▸ Record set
%%

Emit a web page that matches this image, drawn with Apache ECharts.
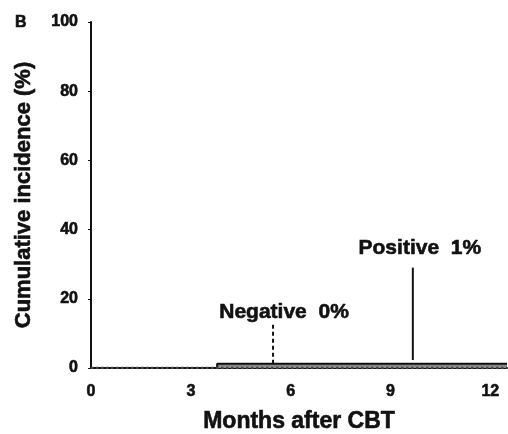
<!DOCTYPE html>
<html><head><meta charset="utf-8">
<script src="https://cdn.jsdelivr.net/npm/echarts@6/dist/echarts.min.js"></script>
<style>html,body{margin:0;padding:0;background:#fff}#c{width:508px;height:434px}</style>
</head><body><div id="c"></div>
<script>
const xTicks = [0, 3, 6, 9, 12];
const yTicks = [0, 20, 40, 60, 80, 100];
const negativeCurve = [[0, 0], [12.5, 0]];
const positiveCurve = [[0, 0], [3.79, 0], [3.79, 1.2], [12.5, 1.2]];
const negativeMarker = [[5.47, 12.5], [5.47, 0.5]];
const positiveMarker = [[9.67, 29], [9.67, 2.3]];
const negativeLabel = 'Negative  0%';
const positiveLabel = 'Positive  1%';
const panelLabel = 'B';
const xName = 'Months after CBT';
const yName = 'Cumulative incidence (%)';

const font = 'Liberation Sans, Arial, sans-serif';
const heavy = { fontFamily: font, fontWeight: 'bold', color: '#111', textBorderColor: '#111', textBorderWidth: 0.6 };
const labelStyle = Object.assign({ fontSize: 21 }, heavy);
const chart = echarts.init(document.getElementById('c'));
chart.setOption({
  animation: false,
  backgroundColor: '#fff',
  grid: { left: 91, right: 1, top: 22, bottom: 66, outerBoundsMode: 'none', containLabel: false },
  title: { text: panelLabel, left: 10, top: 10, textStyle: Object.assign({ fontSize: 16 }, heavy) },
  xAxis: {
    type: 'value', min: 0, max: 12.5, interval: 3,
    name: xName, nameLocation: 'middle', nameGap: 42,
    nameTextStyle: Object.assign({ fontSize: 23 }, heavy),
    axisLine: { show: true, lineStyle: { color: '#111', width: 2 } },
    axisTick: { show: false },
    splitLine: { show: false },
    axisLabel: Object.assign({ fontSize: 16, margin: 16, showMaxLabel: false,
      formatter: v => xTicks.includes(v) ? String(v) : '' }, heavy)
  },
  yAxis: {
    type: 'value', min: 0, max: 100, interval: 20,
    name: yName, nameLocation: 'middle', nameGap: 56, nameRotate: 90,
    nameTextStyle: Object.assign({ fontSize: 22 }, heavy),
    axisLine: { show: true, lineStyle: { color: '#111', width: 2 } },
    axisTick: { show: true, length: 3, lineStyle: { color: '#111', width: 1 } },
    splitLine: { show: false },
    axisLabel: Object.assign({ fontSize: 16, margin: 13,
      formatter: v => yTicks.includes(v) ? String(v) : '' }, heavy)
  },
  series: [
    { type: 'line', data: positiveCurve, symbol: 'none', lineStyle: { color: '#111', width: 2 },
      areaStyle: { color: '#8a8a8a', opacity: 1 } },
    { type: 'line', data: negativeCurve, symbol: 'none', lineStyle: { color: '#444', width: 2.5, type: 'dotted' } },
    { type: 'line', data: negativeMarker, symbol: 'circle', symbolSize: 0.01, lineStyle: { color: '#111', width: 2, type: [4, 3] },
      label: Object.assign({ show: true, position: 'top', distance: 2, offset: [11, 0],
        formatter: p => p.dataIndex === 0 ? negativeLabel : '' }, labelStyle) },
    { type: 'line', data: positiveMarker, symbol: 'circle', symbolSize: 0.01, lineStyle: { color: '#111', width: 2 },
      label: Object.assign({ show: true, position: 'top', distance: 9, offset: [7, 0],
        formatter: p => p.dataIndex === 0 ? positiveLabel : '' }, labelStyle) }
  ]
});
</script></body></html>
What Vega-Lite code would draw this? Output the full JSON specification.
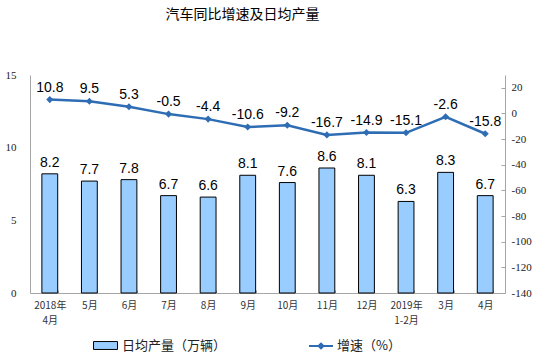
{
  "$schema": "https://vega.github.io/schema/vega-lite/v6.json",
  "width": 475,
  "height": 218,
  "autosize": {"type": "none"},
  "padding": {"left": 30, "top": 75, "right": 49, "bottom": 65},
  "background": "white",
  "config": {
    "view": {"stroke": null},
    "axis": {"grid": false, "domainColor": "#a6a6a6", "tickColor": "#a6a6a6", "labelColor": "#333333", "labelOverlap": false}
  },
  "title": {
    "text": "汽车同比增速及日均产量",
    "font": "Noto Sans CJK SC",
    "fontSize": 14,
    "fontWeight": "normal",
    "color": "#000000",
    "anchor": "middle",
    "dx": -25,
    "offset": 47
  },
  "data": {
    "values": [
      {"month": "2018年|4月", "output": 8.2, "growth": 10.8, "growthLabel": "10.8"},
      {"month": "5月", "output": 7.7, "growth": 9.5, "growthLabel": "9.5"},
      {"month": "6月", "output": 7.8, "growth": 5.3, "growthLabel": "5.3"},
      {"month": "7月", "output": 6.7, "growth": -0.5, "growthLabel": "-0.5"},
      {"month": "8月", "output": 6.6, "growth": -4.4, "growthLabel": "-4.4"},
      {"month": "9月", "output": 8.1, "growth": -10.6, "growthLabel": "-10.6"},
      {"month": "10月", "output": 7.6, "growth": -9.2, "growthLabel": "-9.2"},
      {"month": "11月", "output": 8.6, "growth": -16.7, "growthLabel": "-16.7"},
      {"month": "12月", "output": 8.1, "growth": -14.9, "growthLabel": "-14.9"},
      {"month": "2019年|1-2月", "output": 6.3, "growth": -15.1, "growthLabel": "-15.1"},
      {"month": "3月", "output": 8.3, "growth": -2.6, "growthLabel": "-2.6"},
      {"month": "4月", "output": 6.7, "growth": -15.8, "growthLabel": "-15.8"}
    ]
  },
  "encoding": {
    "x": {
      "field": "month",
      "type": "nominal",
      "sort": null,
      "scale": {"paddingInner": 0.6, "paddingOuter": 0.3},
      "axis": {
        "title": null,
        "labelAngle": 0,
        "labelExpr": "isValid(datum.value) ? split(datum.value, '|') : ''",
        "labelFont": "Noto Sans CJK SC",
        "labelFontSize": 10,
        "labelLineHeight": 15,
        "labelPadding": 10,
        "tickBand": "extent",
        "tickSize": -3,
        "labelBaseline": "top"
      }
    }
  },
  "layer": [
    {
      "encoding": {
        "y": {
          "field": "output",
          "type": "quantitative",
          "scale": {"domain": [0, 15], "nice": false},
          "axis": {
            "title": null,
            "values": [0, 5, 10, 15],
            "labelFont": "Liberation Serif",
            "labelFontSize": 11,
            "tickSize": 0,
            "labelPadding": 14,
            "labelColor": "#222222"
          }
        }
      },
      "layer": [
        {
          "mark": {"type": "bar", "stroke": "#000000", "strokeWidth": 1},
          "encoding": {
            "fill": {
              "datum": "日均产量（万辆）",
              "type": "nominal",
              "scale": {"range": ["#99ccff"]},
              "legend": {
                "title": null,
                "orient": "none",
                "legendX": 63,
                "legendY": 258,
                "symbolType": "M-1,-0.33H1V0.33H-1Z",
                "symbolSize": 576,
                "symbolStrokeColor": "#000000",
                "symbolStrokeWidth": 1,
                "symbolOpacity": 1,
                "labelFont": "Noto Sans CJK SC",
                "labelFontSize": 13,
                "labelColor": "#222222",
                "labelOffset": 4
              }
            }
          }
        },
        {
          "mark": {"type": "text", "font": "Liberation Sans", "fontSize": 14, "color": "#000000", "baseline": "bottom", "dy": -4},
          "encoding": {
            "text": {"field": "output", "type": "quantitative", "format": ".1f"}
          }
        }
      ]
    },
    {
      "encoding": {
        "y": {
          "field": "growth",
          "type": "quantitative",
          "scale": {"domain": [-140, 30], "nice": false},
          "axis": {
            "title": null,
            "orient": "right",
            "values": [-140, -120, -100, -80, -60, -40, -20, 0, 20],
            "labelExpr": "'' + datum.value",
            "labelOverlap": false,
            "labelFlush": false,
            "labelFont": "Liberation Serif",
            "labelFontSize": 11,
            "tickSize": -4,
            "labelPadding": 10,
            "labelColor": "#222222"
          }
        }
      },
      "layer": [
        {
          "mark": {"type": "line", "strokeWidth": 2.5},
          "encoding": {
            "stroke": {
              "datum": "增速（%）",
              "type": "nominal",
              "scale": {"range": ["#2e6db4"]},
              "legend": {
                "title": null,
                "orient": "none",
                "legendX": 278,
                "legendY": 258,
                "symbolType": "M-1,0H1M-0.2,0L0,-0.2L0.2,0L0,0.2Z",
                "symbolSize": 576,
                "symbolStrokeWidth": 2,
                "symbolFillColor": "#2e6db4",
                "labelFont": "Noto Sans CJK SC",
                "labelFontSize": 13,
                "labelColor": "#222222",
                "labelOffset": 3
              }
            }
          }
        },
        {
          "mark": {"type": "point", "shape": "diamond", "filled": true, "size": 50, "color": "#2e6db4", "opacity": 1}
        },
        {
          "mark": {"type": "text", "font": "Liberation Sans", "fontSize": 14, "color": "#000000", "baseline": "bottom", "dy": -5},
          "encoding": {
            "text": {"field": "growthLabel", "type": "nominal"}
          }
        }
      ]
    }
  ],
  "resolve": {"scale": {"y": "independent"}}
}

%%
%%

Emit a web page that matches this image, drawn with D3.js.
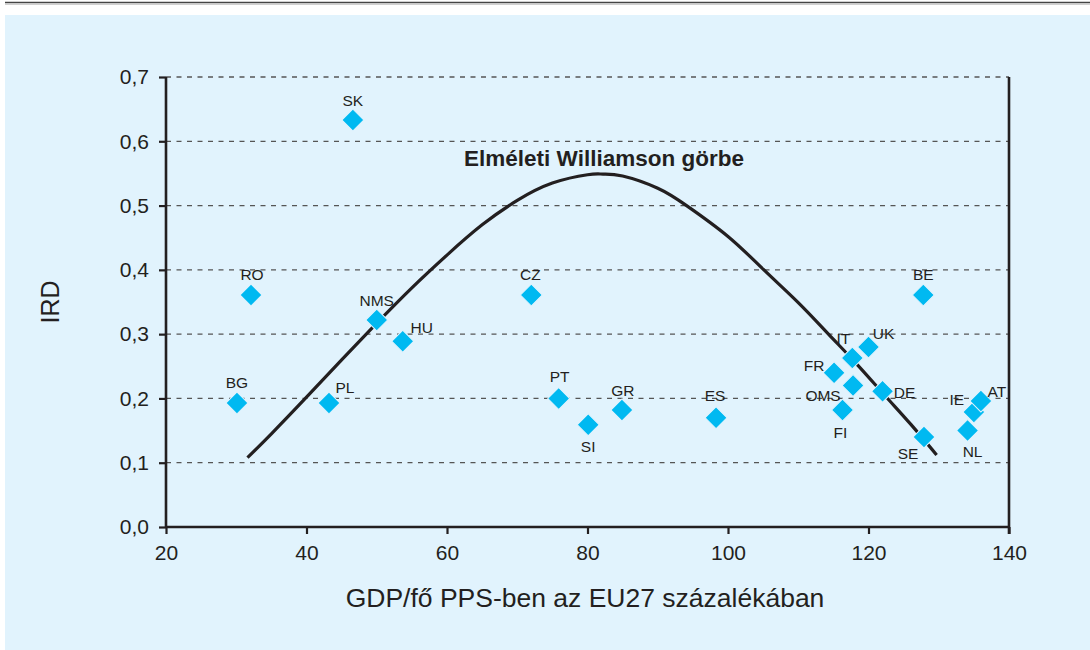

%%
%%

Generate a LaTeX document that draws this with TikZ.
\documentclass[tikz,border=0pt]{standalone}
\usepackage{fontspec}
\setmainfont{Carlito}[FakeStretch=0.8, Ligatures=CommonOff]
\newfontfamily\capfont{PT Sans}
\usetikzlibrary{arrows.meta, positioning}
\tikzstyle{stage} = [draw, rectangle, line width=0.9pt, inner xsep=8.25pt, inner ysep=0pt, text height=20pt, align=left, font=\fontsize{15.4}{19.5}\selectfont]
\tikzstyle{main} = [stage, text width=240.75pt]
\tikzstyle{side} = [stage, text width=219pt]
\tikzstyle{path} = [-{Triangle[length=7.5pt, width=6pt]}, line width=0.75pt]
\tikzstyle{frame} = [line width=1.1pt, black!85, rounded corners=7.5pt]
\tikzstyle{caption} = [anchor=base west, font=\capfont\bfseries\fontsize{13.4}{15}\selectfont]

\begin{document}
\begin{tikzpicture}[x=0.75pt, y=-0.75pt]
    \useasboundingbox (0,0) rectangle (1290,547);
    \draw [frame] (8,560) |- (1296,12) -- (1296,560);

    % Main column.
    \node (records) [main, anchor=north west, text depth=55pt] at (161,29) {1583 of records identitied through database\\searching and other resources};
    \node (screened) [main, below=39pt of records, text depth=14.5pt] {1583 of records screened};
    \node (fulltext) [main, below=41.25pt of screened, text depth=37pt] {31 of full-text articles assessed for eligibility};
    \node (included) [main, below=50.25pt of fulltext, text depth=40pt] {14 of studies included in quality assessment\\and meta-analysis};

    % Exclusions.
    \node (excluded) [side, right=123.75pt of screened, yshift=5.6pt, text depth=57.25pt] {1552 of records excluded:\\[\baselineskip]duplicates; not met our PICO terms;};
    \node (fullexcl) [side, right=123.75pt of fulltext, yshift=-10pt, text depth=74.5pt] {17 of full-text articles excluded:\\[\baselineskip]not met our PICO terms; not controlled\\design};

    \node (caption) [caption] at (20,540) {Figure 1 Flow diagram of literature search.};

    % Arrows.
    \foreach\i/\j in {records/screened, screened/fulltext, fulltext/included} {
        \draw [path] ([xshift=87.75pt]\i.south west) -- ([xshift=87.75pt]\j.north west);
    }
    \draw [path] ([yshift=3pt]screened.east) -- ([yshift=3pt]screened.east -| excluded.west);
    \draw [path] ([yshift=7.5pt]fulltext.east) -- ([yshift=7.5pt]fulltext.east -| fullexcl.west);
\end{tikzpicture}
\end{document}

%%

▸ Exercise brief
The copy should hold exactly the lines from the line with "Emit a web page that matches this image, drawn with Apache" to the line with "const yName = 'Cumulative incidence (%)';", both ends in, set down without any pictures and with nothing added.

▸ Finished answer
Emit a web page that matches this image, drawn with Apache ECharts.
<!DOCTYPE html>
<html><head><meta charset="utf-8">
<script src="https://cdn.jsdelivr.net/npm/echarts@6/dist/echarts.min.js"></script>
<style>html,body{margin:0;padding:0;background:#fff}#c{width:508px;height:434px}</style>
</head><body><div id="c"></div>
<script>
const xTicks = [0, 3, 6, 9, 12];
const yTicks = [0, 20, 40, 60, 80, 100];
const negativeCurve = [[0, 0], [12.5, 0]];
const positiveCurve = [[0, 0], [3.79, 0], [3.79, 1.2], [12.5, 1.2]];
const negativeMarker = [[5.47, 12.5], [5.47, 0.5]];
const positiveMarker = [[9.67, 29], [9.67, 2.3]];
const negativeLabel = 'Negative  0%';
const positiveLabel = 'Positive  1%';
const panelLabel = 'B';
const xName = 'Months after CBT';
const yName = 'Cumulative incidence (%)';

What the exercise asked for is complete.